=== Requirement ===
Print exactly, please, the lines from the top of the entries below up to and including the line with "plt.rcParams['font.family'] = ['Liberation", and nothing else; pictures are excluded.

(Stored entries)
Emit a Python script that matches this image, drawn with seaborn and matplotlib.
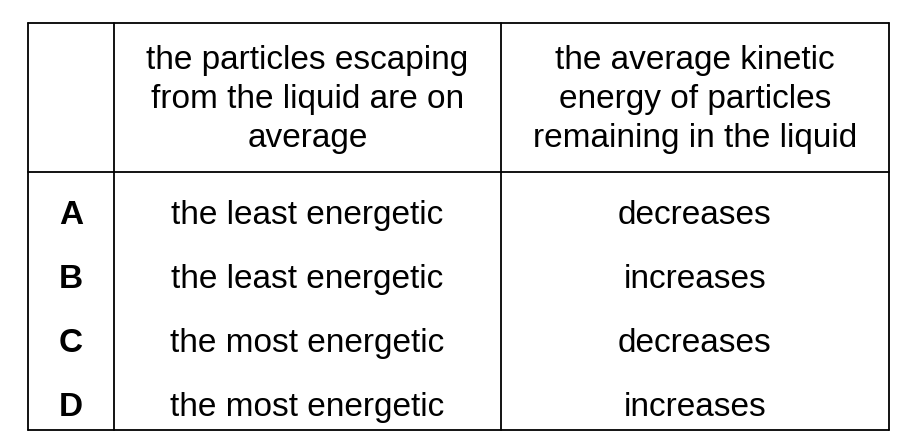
import matplotlib.pyplot as plt
import seaborn as sns

sns.set_theme(style="white")
plt.rcParams['font.family'] = ['Liberation Sans', 'DejaVu Sans']

# table content
row_labels = ['A', 'B', 'C', 'D']
col_headers = [['the particles escaping', 'from the liquid are on', 'average'],
               ['the average kinetic', 'energy of particles', 'remaining in the liquid']]
escaping = ['the least energetic', 'the least energetic',
            'the most energetic', 'the most energetic']
kinetic = ['decreases', 'increases', 'decreases', 'increases']

# layout in pixel units
x_edges = [28, 114, 501, 889]
y_top, y_head, y_bot = 23, 172, 430
head_base = [69, 108, 147]
row_base = [224, 288, 352, 416]

fig = plt.figure(figsize=(9.04, 4.48), dpi=100)
ax = fig.add_axes([0, 0, 1, 1])
ax.set_xlim(0, 904)
ax.set_ylim(448, 0)
ax.axis('off')

lw = 1.3
for x in x_edges:
    ax.plot([x, x], [y_top, y_bot], color='black', lw=lw)
for y in (y_top, y_head, y_bot):
    ax.plot([x_edges[0], x_edges[-1]], [y, y], color='black', lw=lw)

fs = 24
for i, lines in enumerate(col_headers):
    cx = (x_edges[i + 1] + x_edges[i + 2]) / 2
    for yb, line in zip(head_base, lines):
        ax.text(cx, yb, line, ha='center', va='baseline', fontsize=fs,
                color='black')

for i, lab in enumerate(row_labels):
    y = row_base[i]
    ax.text((x_edges[0] + x_edges[1]) / 2, y, lab, ha='center', va='baseline',
            fontsize=fs, fontweight='bold', color='black')
    ax.text((x_edges[1] + x_edges[2]) / 2, y, escaping[i], ha='center',
            va='baseline', fontsize=fs, color='black')
    ax.text((x_edges[2] + x_edges[3]) / 2, y, kinetic[i], ha='center',
            va='baseline', fontsize=fs, color='black')

fig.savefig('out.png', dpi=100)
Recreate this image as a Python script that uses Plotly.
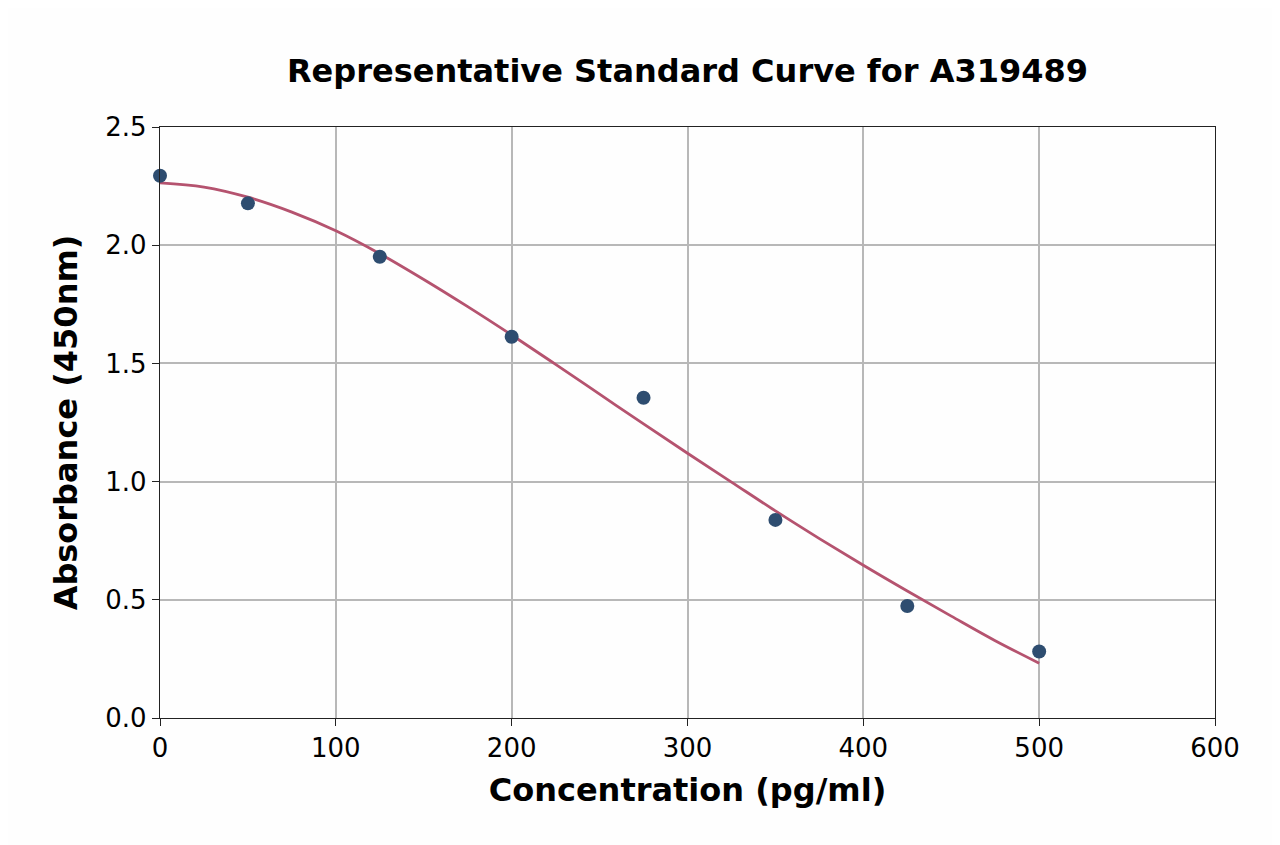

=== Task solution ===
Emit a Python script that matches this image, drawn with seaborn and matplotlib.
import matplotlib.pyplot as plt
import seaborn as sns

sns.set_theme(style="white")
plt.rcParams['font.family'] = ['Liberation Sans', 'DejaVu Sans']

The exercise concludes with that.